Flight Analysis & Range Guide
If you’ve spent any time in aviation forums, you’ve heard it: the Airbus A321XLR is the Boeing 757 replacement. It carries a similar number of passengers, it covers similar distances, and it’s the aircraft airlines are reaching for when they want to serve the thin transatlantic routes the Boeing 757 used to own. Functional entry-to-service began in late 2024 with Iberia taking the first delivery for its Madrid–Boston route. It’s close. But it’s not the same plane - and understanding why reveals a gap in the narrowbody market that has never actually been filled.
On paper, the Airbus A321XLR is better in almost every respect. Its maximum payload range is 4,700 nm against the Boeing 757-200’s 3,900 nm - a full 800-nautical-mile advantage. It burns roughly 30% less fuel per seat. It carries up to 220 passengers in a high-density layout, broadly comparable to the Boeing 757’s 239.
But then you look at runway requirements, and the story changes. At maximum takeoff weight, sea level, standard conditions, the Boeing 757-200 needs 6,500 ft of runway. The Airbus A321XLR needs 7,900 ft - a full 1,400 ft more. That gap isn’t a footnote. It is the entire reason the Boeing 757 earned its legendary reputation.
The Boeing 757 was built in an era when Boeing was obsessed with short-field performance. Its Rolls-Royce RB211 or Pratt & Whitney PW2037 engines produced enormous thrust relative to the aircraft’s weight, giving it a climb rate that left other narrowbodies in the dust. Pilots nicknamed it the rocket ship.
That thrust-to-weight ratio meant the Boeing 757 could carry a full passenger load out of airports that would have required a competitor to offload cargo, cap ticket sales, or swap in a smaller plane. Reagan National (DCA) - the airport that serves Washington D.C. but has a primary runway of only 7,169 ft - became a Boeing 757 stronghold. American Airlines, Delta, and United used it to operate long nonstop routes to the West Coast that a heavier, less powerful narrowbody couldn’t legally serve at full weight. The Airbus A321XLR, requiring 7,900 ft at MTOW, cannot replicate that at full load.
The same logic applied to high-altitude airports like Mexico City (MEX) at 7,300 ft elevation, or airports with terrain-constrained climb paths like Innsbruck. Thin air reduces engine thrust and wing lift - a plane that needs less runway at sea level has more headroom to absorb those penalties before it runs out of options.
Boeing stopped building the 757 in 2004. In the two decades since, it has never produced a narrowbody with comparable field performance at comparable range. The Boeing 737 MAX 10 is Boeing’s longest-range MAX variant - and it needs 8,500 ft of runway at MTOW while topping out at just 3,300 nm at maximum payload. It is shorter-ranged and more runway-hungry than a Boeing 757, in a smaller airframe.

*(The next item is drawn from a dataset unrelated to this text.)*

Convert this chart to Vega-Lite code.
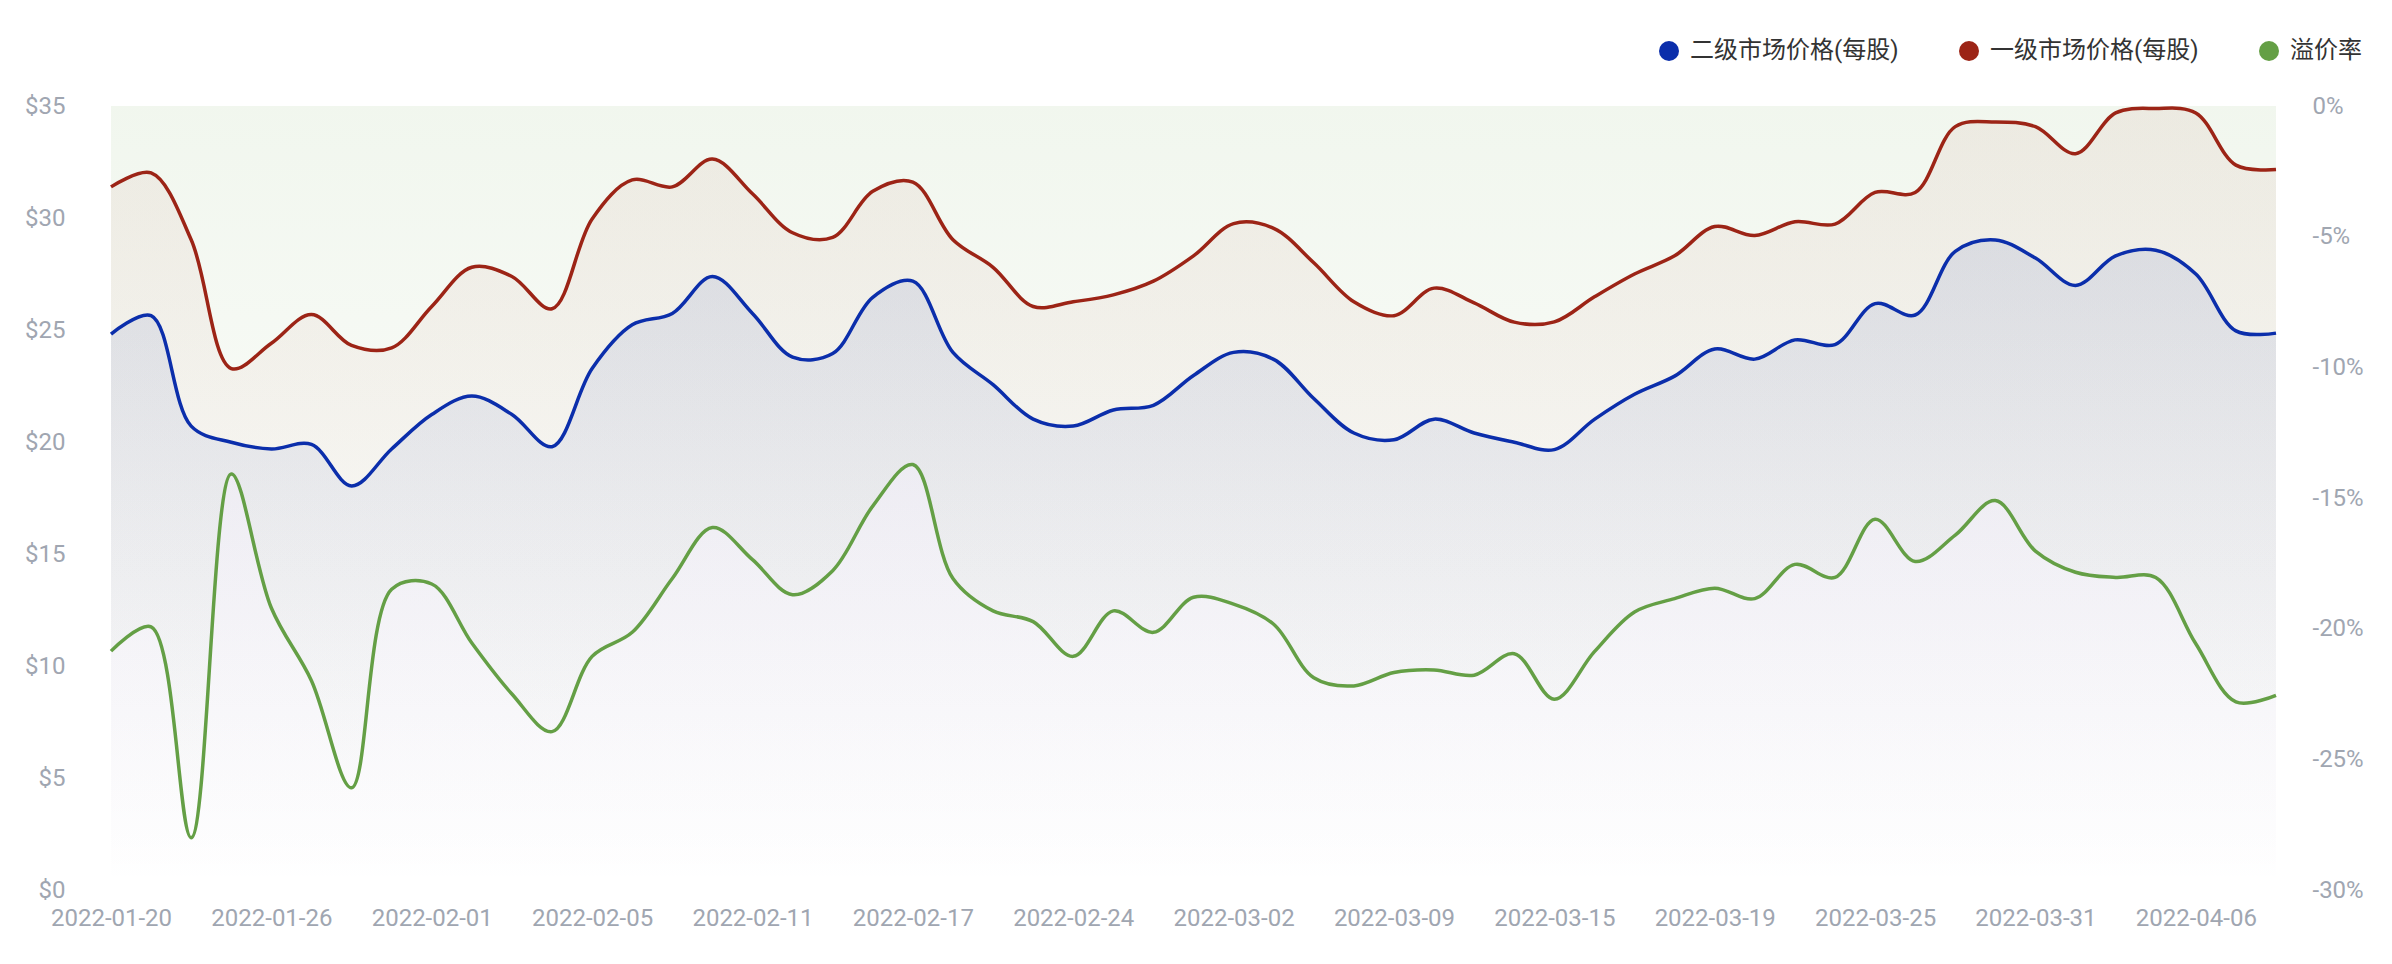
{
  "$schema": "https://vega.github.io/schema/vega-lite/v6.json",
  "autosize": {"type": "none"},
  "padding": {"left": 111, "top": 106, "right": 116, "bottom": 74},
  "width": 2165,
  "height": 784,
  "background": "#ffffff",
  "config": {
    "view": {"stroke": null},
    "font": "Roboto, 'Noto Sans CJK SC'",
    "axis": {"grid": false, "domain": false, "ticks": false, "tickSize": 0, "labelFont": "Roboto", "labelFontSize": 24, "labelColor": "#a0a6b1", "title": null}
  },
  "data": {"values": [
    {"date": "2022-01-20", "p1": 31.39, "p2": 24.82, "prem": -20.86},
    {"date": "2022-01-21", "p1": 32.01, "p2": 25.64, "prem": -19.93},
    {"date": "2022-01-24", "p1": 29.03, "p2": 20.71, "prem": -28.0},
    {"date": "2022-01-25", "p1": 23.28, "p2": 19.99, "prem": -14.08},
    {"date": "2022-01-26", "p1": 24.41, "p2": 19.69, "prem": -19.21},
    {"date": "2022-01-27", "p1": 25.69, "p2": 19.89, "prem": -21.99},
    {"date": "2022-01-28", "p1": 24.31, "p2": 18.04, "prem": -26.09},
    {"date": "2022-01-31", "p1": 24.2, "p2": 19.69, "prem": -18.49},
    {"date": "2022-02-01", "p1": 26.05, "p2": 21.23, "prem": -18.29},
    {"date": "2022-02-02", "p1": 27.8, "p2": 22.05, "prem": -20.55},
    {"date": "2022-02-03", "p1": 27.39, "p2": 21.23, "prem": -22.5},
    {"date": "2022-02-04", "p1": 25.95, "p2": 19.79, "prem": -23.94},
    {"date": "2022-02-05", "p1": 29.96, "p2": 23.28, "prem": -21.06},
    {"date": "2022-02-07", "p1": 31.7, "p2": 25.23, "prem": -20.14},
    {"date": "2022-02-08", "p1": 31.39, "p2": 25.74, "prem": -18.08},
    {"date": "2022-02-10", "p1": 32.63, "p2": 27.39, "prem": -16.13},
    {"date": "2022-02-11", "p1": 31.08, "p2": 25.74, "prem": -17.36},
    {"date": "2022-02-14", "p1": 29.34, "p2": 23.79, "prem": -18.7},
    {"date": "2022-02-15", "p1": 29.13, "p2": 23.95, "prem": -17.78},
    {"date": "2022-02-16", "p1": 31.19, "p2": 26.46, "prem": -15.31},
    {"date": "2022-02-17", "p1": 31.6, "p2": 27.18, "prem": -13.72},
    {"date": "2022-02-18", "p1": 29.03, "p2": 24.0, "prem": -18.08},
    {"date": "2022-02-22", "p1": 27.8, "p2": 22.56, "prem": -19.32},
    {"date": "2022-02-23", "p1": 26.05, "p2": 21.02, "prem": -19.73},
    {"date": "2022-02-24", "p1": 26.26, "p2": 20.71, "prem": -21.06},
    {"date": "2022-02-25", "p1": 26.57, "p2": 21.43, "prem": -19.32},
    {"date": "2022-02-28", "p1": 27.18, "p2": 21.64, "prem": -20.14},
    {"date": "2022-03-01", "p1": 28.31, "p2": 22.97, "prem": -18.8},
    {"date": "2022-03-02", "p1": 29.75, "p2": 24.0, "prem": -19.06},
    {"date": "2022-03-03", "p1": 29.54, "p2": 23.69, "prem": -19.83},
    {"date": "2022-03-04", "p1": 28.0, "p2": 21.94, "prem": -21.88},
    {"date": "2022-03-07", "p1": 26.26, "p2": 20.4, "prem": -22.19},
    {"date": "2022-03-09", "p1": 25.64, "p2": 20.1, "prem": -21.68},
    {"date": "2022-03-10", "p1": 26.87, "p2": 21.02, "prem": -21.58},
    {"date": "2022-03-11", "p1": 26.21, "p2": 20.4, "prem": -21.78},
    {"date": "2022-03-14", "p1": 25.35, "p2": 19.99, "prem": -20.96},
    {"date": "2022-03-15", "p1": 25.36, "p2": 19.66, "prem": -22.7},
    {"date": "2022-03-16", "p1": 26.48, "p2": 21.01, "prem": -20.88},
    {"date": "2022-03-17", "p1": 27.5, "p2": 22.13, "prem": -19.36},
    {"date": "2022-03-18", "p1": 28.31, "p2": 22.94, "prem": -18.85},
    {"date": "2022-03-19", "p1": 29.62, "p2": 24.15, "prem": -18.45},
    {"date": "2022-03-21", "p1": 29.22, "p2": 23.7, "prem": -18.85},
    {"date": "2022-03-22", "p1": 29.83, "p2": 24.56, "prem": -17.54},
    {"date": "2022-03-23", "p1": 29.73, "p2": 24.35, "prem": -18.04},
    {"date": "2022-03-25", "p1": 31.14, "p2": 26.18, "prem": -15.81},
    {"date": "2022-03-28", "p1": 31.14, "p2": 25.67, "prem": -17.43},
    {"date": "2022-03-29", "p1": 34.08, "p2": 28.51, "prem": -16.42},
    {"date": "2022-03-30", "p1": 34.29, "p2": 29.02, "prem": -15.1},
    {"date": "2022-03-31", "p1": 34.08, "p2": 28.21, "prem": -17.03},
    {"date": "2022-04-01", "p1": 32.87, "p2": 26.99, "prem": -17.84},
    {"date": "2022-04-04", "p1": 34.69, "p2": 28.31, "prem": -18.04},
    {"date": "2022-04-05", "p1": 34.89, "p2": 28.56, "prem": -18.04},
    {"date": "2022-04-06", "p1": 34.69, "p2": 27.5, "prem": -20.58},
    {"date": "2022-04-07", "p1": 32.36, "p2": 24.96, "prem": -22.8},
    {"date": "2022-04-08", "p1": 32.16, "p2": 24.86, "prem": -22.55}
  ]},
  "encoding": {
    "x": {
      "field": "date", "type": "ordinal",
      "scale": {"type": "point", "padding": 0},
      "axis": {
        "values": ["2022-01-20", "2022-01-26", "2022-02-01", "2022-02-05", "2022-02-11", "2022-02-17", "2022-02-24", "2022-03-02", "2022-03-09", "2022-03-15", "2022-03-19", "2022-03-25", "2022-03-31", "2022-04-06"],
        "labelAngle": 0, "labelPadding": 16, "labelBaseline": "top"
      }
    }
  },
  "layer": [
    {
      "mark": {"type": "area", "interpolate": "catmull-rom",
        "color": {"gradient": "linear", "x1": 0, "y1": 0, "x2": 0, "y2": 1,
          "stops": [{"offset": 0, "color": "rgba(100,160,67,0.09)"}, {"offset": 1, "color": "rgba(100,160,67,0.0)"}]}},
      "encoding": {
        "y": {"field": "prem", "type": "quantitative", "scale": {"domain": [-30, 0], "nice": false},
          "axis": {"orient": "right", "values": [-30, -25, -20, -15, -10, -5, 0], "labelExpr": "datum.value + '%'", "labelPadding": 36, "labelAlign": "left"}},
        "y2": {"datum": 0}
      }
    },
    {
      "layer": [
        {
          "mark": {"type": "area", "interpolate": "catmull-rom",
            "color": {"gradient": "linear", "x1": 0, "y1": 0, "x2": 0, "y2": 1,
              "stops": [{"offset": 0, "color": "rgba(158,36,20,0.06)"}, {"offset": 1, "color": "rgba(158,36,20,0.0)"}]}},
          "encoding": {"y": {"field": "p1", "type": "quantitative", "scale": {"domain": [0, 35], "nice": false},
            "axis": {"orient": "left", "values": [0, 5, 10, 15, 20, 25, 30, 35], "labelExpr": "'$' + datum.value", "labelPadding": 46}}}
        },
        {
          "mark": {"type": "area", "interpolate": "catmull-rom",
            "color": {"gradient": "linear", "x1": 0, "y1": 0, "x2": 0, "y2": 1,
              "stops": [{"offset": 0, "color": "rgba(11,46,171,0.09)"}, {"offset": 1, "color": "rgba(11,46,171,0.0)"}]}},
          "encoding": {"y": {"field": "p2", "type": "quantitative", "scale": {"domain": [0, 35], "nice": false},
            "axis": {"orient": "left", "values": [0, 5, 10, 15, 20, 25, 30, 35], "labelExpr": "'$' + datum.value", "labelPadding": 46}}}
        },
        {
          "mark": {"type": "line", "interpolate": "catmull-rom", "strokeWidth": 3.5},
          "encoding": {
            "y": {"field": "p1", "type": "quantitative", "scale": {"domain": [0, 35], "nice": false},
              "axis": {"orient": "left", "values": [0, 5, 10, 15, 20, 25, 30, 35], "labelExpr": "'$' + datum.value", "labelPadding": 46}},
            "color": {"datum": "一级市场价格(每股)", "type": "nominal",
              "scale": {"domain": ["二级市场价格(每股)", "一级市场价格(每股)", "溢价率"], "range": ["#0b2eab", "#9c2416", "#649f45"]}}
          }
        },
        {
          "mark": {"type": "line", "interpolate": "catmull-rom", "strokeWidth": 3.5},
          "encoding": {
            "y": {"field": "p2", "type": "quantitative", "scale": {"domain": [0, 35], "nice": false},
              "axis": {"orient": "left", "values": [0, 5, 10, 15, 20, 25, 30, 35], "labelExpr": "'$' + datum.value", "labelPadding": 46}},
            "color": {"datum": "二级市场价格(每股)", "type": "nominal",
              "scale": {"domain": ["二级市场价格(每股)", "一级市场价格(每股)", "溢价率"], "range": ["#0b2eab", "#9c2416", "#649f45"]}}
          }
        }
      ]
    },
    {
      "mark": {"type": "line", "interpolate": "catmull-rom", "strokeWidth": 3.5},
      "encoding": {
        "y": {"field": "prem", "type": "quantitative", "scale": {"domain": [-30, 0], "nice": false}, "axis": null},
        "color": {"datum": "溢价率", "type": "nominal",
          "scale": {"domain": ["二级市场价格(每股)", "一级市场价格(每股)", "溢价率"], "range": ["#0b2eab", "#9c2416", "#649f45"]},
          "legend": {
            "title": null, "orient": "none", "legendX": 1546, "legendY": -67, "direction": "horizontal",
            "padding": 0, "symbolType": "circle", "symbolSize": 400, "symbolStrokeWidth": 0,
            "labelFontSize": 24, "labelColor": "#333333", "labelFont": "Roboto, 'Noto Sans CJK SC'", "labelLimit": 0,
            "labelOffset": 9, "columnPadding": 58,
            "encode": {"symbols": {"update": {"fill": {"scale": "color", "field": "value"}, "opacity": {"value": 1}}}}
          }
        }
      }
    }
  ],
  "resolve": {"scale": {"y": "independent"}}
}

Boeing’s proposed answer was the New Midsize Airplane (NMA) - sometimes called the Boeing 797 - a clean-sheet design intended to slot between the Boeing 737 MAX and the Boeing 787 Dreamliner. It would have had the range, the passenger count, and the economics to fill the gap. Boeing announced studies, showed concept renders, and then quietly shelved the program. As of 2025, the NMA does not exist and has no confirmed launch date.
In the meantime, Airbus has been filling the niche with the Airbus A321neo LR and Airbus A321XLR. Airlines that once ordered Boeing 757s - Icelandair, American Airlines, United Airlines, Norse Atlantic - are ordering Airbus A321XLRs instead. It is a remarkable commercial achievement for Airbus, and a conspicuous gap in Boeing’s lineup.
For most routes the Boeing 757 flew - yes, functionally. The Airbus A321XLR matches or exceeds its range, carries comparable passenger numbers, and does it with dramatically better fuel efficiency. Airlines that need to connect mid-sized US cities to Europe, or serve thin transatlantic routes that can’t fill a Boeing 787 Dreamliner, have found a workable solution in the XLR.
But for the specific mission the Boeing 757 was uniquely suited for - heavy payloads out of short runways, steep climbs out of terrain-constrained airports, full loads from hot-and-high locations - there is no replacement. That niche sits unfilled, and the Boeing 757s still flying are commanding eye-watering prices on the used market as a result.